Your hearth may need a longer extension than 4", you need 18" in front of the loading door now. Also as for your "pan" on flue for insulation, see the Wiki article for constructing a block-off plate which I would require the installer to do!.
 
Cath most of your issues have been answered many times before A very detailed description of installing a liner was given with our installation of turner the burner vollenteer instaltion

The damper removal usually is sinply removing a few cotter pins Cutting the plate around it requires a bit more effort Nothing requiring rocket science
Possibly a 4" grinder witha thin metal cutting wheel that a rental shop should have.. A pair of decent tin snips then protective ware eyes breathing dust mask and leather gloves and rope

actually once he is situated at the peak of the roof it should go pretty easy dropping that liner down with the help of ropes you can assist him by tying off the liner he can pull up on the other end you can help guide the liner down using the rope eye and dust mask protection and gloves you can and will get a bit dirty

Most inspectors are not going to pick up 1/2" clearance issues in 34" I know I don't even streach out the ruller for 1/4"
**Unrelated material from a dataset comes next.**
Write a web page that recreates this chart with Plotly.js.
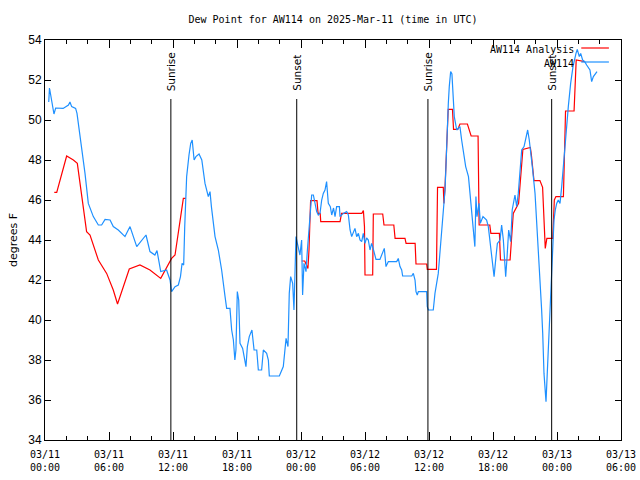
<!DOCTYPE html>
<html>
<head>
<meta charset="utf-8">
<script src="https://cdn.plot.ly/plotly-3.0.1.min.js"></script>
<style>html,body{margin:0;padding:0;background:#fff}#chart{width:640px;height:480px}</style>
</head>
<body>
<div id="chart"></div>
<script>
// Hours after 2025-03-11 00:00 UTC
const obsHours = [0.35,0.42,0.55,0.7,0.84,1.0,1.7,2.2,2.34,2.5,2.87,3.0,3.44,3.75,4.06,4.53,5.0,5.31,5.63,6.1,6.4,6.87,7.5,7.97,8.6,8.9,9.47,9.84,10.3,10.5,10.85,11.4,11.72,11.87,12.19,12.5,12.7,12.85,13.0,13.1,13.28,13.5,13.66,13.8,13.98,14.15,14.44,14.7,14.84,15.0,15.31,15.47,15.6,15.78,15.94,16.25,16.56,16.88,17.03,17.34,17.5,17.66,17.8,17.9,18.03,18.16,18.28,18.53,18.75,18.84,18.97,19.15,19.4,19.6,19.85,20.0,20.31,20.47,20.78,20.94,21.03,21.97,22.34,22.5,22.6,22.78,22.9,23.03,23.22,23.34,23.44,23.53,23.66,23.9,24.06,24.15,24.28,24.47,24.6,24.84,25.0,25.16,25.31,25.47,25.62,25.78,25.94,26.09,26.25,26.4,26.56,26.75,26.88,27.05,27.19,27.34,27.6,27.66,27.97,28.28,28.44,28.6,28.75,28.95,29.06,29.22,29.38,29.53,29.69,29.84,30.0,30.15,30.31,30.47,30.62,30.75,31.03,31.4,31.66,31.81,31.97,32.19,32.97,33.12,33.28,33.44,33.53,34.38,34.53,34.69,34.78,34.9,35.0,35.78,35.84,35.94,36.4,36.56,36.87,37.03,37.19,37.34,37.5,37.59,37.66,37.81,37.9,38.03,38.15,38.28,38.37,38.6,38.9,39.06,39.22,39.44,39.7,39.9,40.09,40.3,40.4,40.5,40.69,40.81,41.06,41.4,41.56,41.7,41.87,42.1,42.28,42.41,42.66,42.81,42.97,43.1,43.19,43.3,43.47,43.66,43.8,44.06,44.22,44.37,44.53,44.69,44.91,45.09,45.25,45.4,45.56,45.72,45.94,46.15,46.4,46.56,46.66,46.78,46.97,47.09,47.2,47.34,47.5,47.6,47.72,47.84,47.97,48.12,48.28,48.44,48.59,48.75,48.91,49.06,49.28,49.5,49.78,49.9,50.09,50.22,50.4,50.6,50.78,51.09,51.25,51.41,51.75];
const obsDew = [50.9,51.6,51.2,50.8,50.3,50.6,50.58,50.75,50.9,50.67,50.58,50.33,48.67,47.33,45.83,45.17,44.75,44.75,45.03,45.0,44.67,44.5,44.17,44.67,43.67,43.88,44.25,43.42,43.25,43.47,42.42,42.5,42.0,41.42,41.67,41.75,42.17,42.83,42.75,44.67,47.17,48.25,48.83,49.0,48.0,48.17,48.3,48.0,47.5,46.83,46.17,46.42,45.67,45.0,44.17,43.5,42.5,41.17,40.58,40.58,39.5,39.0,38.0,38.5,41.42,41.0,38.83,38.58,38.0,37.67,38.67,39.17,39.5,38.5,38.5,37.5,37.5,38.5,38.33,38.0,37.2,37.2,37.67,38.83,39.08,38.67,41.33,42.17,41.83,40.5,42.33,44.17,43.83,43.25,44.0,41.25,42.83,42.42,43.5,45.42,46.25,46.25,45.75,45.42,45.25,45.33,46.0,46.33,46.5,46.92,45.83,45.67,45.25,45.6,45.17,45.67,45.67,45.17,45.33,45.42,45.25,44.5,44.17,44.4,44.58,44.17,44.33,44.0,43.92,44.33,43.83,44.1,44.0,43.5,43.83,43.6,43.03,43.03,43.33,43.58,42.67,42.92,42.92,43.08,42.67,42.5,42.2,42.2,42.33,42.0,41.42,41.25,41.42,41.42,40.67,40.5,40.5,41.33,42.33,43.33,44.67,45.67,46.5,47.67,49.0,50.83,51.67,52.42,52.3,51.33,50.17,49.5,49.67,49.0,48.33,47.67,47.17,46.0,44.83,43.67,46.17,45.17,45.83,44.83,45.17,45.0,44.67,44.0,43.33,42.17,43.17,43.83,44.0,44.75,44.0,43.0,42.17,43.0,44.5,43.92,45.5,46.25,45.67,46.33,47.67,48.5,48.67,49.17,49.5,49.0,48.33,47.5,46.33,44.5,42.5,40.5,39.33,37.33,35.92,37.33,39.0,41.0,42.33,43.33,45.0,45.5,45.83,46.0,45.83,46.67,47.67,49.0,50.0,50.67,51.83,52.67,53.33,53.53,53.17,53.33,53.0,52.92,52.75,52.5,51.92,52.17,52.42];

const anaHours = [0.87,1.1,2.03,2.66,3.03,3.59,3.9,4.22,5.0,5.78,6.4,6.8,7.9,8.9,9.84,10.85,11.87,12.19,12.97,13.2,null,24.06,24.35,24.65,24.75,24.9,25.5,25.6,25.8,25.85,27.66,27.8,29.7,29.85,29.95,30.0,30.72,30.78,31.66,31.78,32.7,32.82,33.75,33.85,34.7,34.78,35.78,35.84,36.7,36.8,37.34,37.4,37.5,37.8,38.2,38.3,38.7,38.9,39.6,39.95,40.6,40.7,41.7,41.8,42.6,42.7,43.6,43.9,44.4,44.8,45.5,45.6,45.84,46.4,46.65,46.9,47.05,47.6,47.75,47.9,48.6,48.75,48.8,49.6,49.8,50.6];
const anaDew = [46.38,46.38,48.2,48.0,47.83,45.67,44.42,44.25,43.0,42.33,41.5,40.8,42.55,42.75,42.5,42.08,43.08,43.25,46.08,46.08,null,42.95,42.95,42.58,43.5,45.97,45.97,45.33,45.33,44.92,44.92,45.33,45.33,45.47,44.67,42.25,42.25,45.3,45.3,44.75,44.75,44.08,44.08,43.83,43.83,42.8,42.8,42.53,42.53,46.63,46.63,45.83,46.6,50.53,50.53,49.53,49.53,49.8,49.8,49.2,49.2,44.75,44.75,44.33,44.33,43.0,43.0,45.33,45.83,48.53,48.63,48.25,46.97,46.97,46.63,43.58,44.08,44.08,46.0,46.17,46.17,49.33,50.45,50.45,53.0,52.92];

const eventHours = [11.8, 23.6, 35.9, 47.5];
const eventLabels = ["Sunrise", "Sunset", "Sunrise", "Sunset"];

const seriesNames = ["AW114 Analysis", "AW114"];
const seriesColors = ["#ff0000", "#1e90ff"];

const BASE = Date.UTC(2025, 2, 11, 0, 0, 0);
function toDate(h) {
  if (h === null) return null;
  return new Date(BASE + h * 3600000).toISOString().slice(0, 19).replace('T', ' ');
}

const mono = "DejaVu Sans Mono, monospace";
const sans = "DejaVu Sans, sans-serif";

const traces = [
  {x: anaHours.map(toDate), y: anaDew, type: 'scatter', mode: 'lines', name: seriesNames[0],
   line: {color: seriesColors[0], width: 1.2}, connectgaps: false, hoverinfo: 'skip'},
  {x: obsHours.map(toDate), y: obsDew, type: 'scatter', mode: 'lines', name: seriesNames[1],
   line: {color: seriesColors[1], width: 1.2}, hoverinfo: 'skip'}
];

const shapes = eventHours.map(h => ({
  type: 'line', xref: 'x', yref: 'y', x0: toDate(h), x1: toDate(h), y0: 34, y1: 51.05,
  line: {color: '#000', width: 1}
}));
const annotations = eventHours.map((h, i) => ({
  x: toDate(h), y: 51.35, xref: 'x', yref: 'y', text: eventLabels[i], textangle: -90,
  showarrow: false, xanchor: 'center', yanchor: 'bottom',
  font: {family: sans, size: 10.5, color: '#000'}
}));

// key (gnuplot style: text right-aligned, sample to the right)
const keyY = [0.977, 0.942];
seriesNames.forEach((n, i) => {
  annotations.push({xref: 'paper', yref: 'paper', x: 0.922, y: keyY[i], text: n, showarrow: false,
    xanchor: 'right', yanchor: 'middle', font: {family: mono, size: 10, color: '#000'}});
  shapes.push({type: 'line', xref: 'paper', yref: 'paper', x0: 0.931, x1: 0.979, y0: keyY[i] + 0.003, y1: keyY[i] + 0.003,
    line: {color: seriesColors[i], width: 1.2}});
});

const layout = {
  width: 640, height: 480,
  margin: {l: 45, r: 19, t: 40, b: 40, pad: 0},
  paper_bgcolor: '#fff', plot_bgcolor: '#fff',
  showlegend: false,
  title: {text: 'Dew Point for AW114 on 2025-Mar-11 (time in UTC)', x: 0.5, xref: 'paper', y: 0.96, yanchor: 'middle',
          font: {family: mono, size: 10, color: '#000'}},
  xaxis: {
    type: 'date', range: [toDate(0), toDate(54)], dtick: 21600000, tick0: toDate(0),
    tickformat: '%m/%d<br>%H:%M', showgrid: false, zeroline: false,
    showline: true, linecolor: '#000', linewidth: 1, mirror: 'ticks',
    ticks: 'inside', ticklen: 8, tickcolor: '#000', ticklabelstandoff: 5,
    minor: {dtick: 7200000, ticks: 'inside', ticklen: 4, tickcolor: '#000', showgrid: false},
    tickfont: {family: mono, size: 10, color: '#000'}
  },
  yaxis: {
    range: [34, 54], dtick: 2, showgrid: false, zeroline: false,
    showline: true, linecolor: '#000', linewidth: 1, mirror: 'ticks',
    ticks: 'inside', ticklen: 6, tickcolor: '#000',
    tickfont: {family: 'Liberation Sans, Arial, sans-serif', size: 12, color: '#000'},
    title: {text: 'degrees F', font: {family: sans, size: 11, color: '#000'}, standoff: 8}
  },
  shapes: shapes,
  annotations: annotations
};

Plotly.newPlot('chart', traces, layout, {staticPlot: true, displayModeBar: false});
</script>
</body>
</html>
You should get you permit then you control that end of it


A vc dealer is not the only game it town to install a used VC product I'm willing to bet there are other chimneysweeps toa will do it.

Boy do I wish I got $65 per visit . I would double my pay. I also wish I got $65 everytime I went to look at a job. I could make a living never lifting a tool

PM me the town you are in I just might know a sweep or two willing to do the job
 
Another member of the donor crew PM me and suggested that we offer assistance with your installation
Personally for me,I could not s do it till the end of next month, but the others might be able to get it done sooner

If we decide I would talk to you inspector to see if he has any particular requirements and make sure we all start out on the same page.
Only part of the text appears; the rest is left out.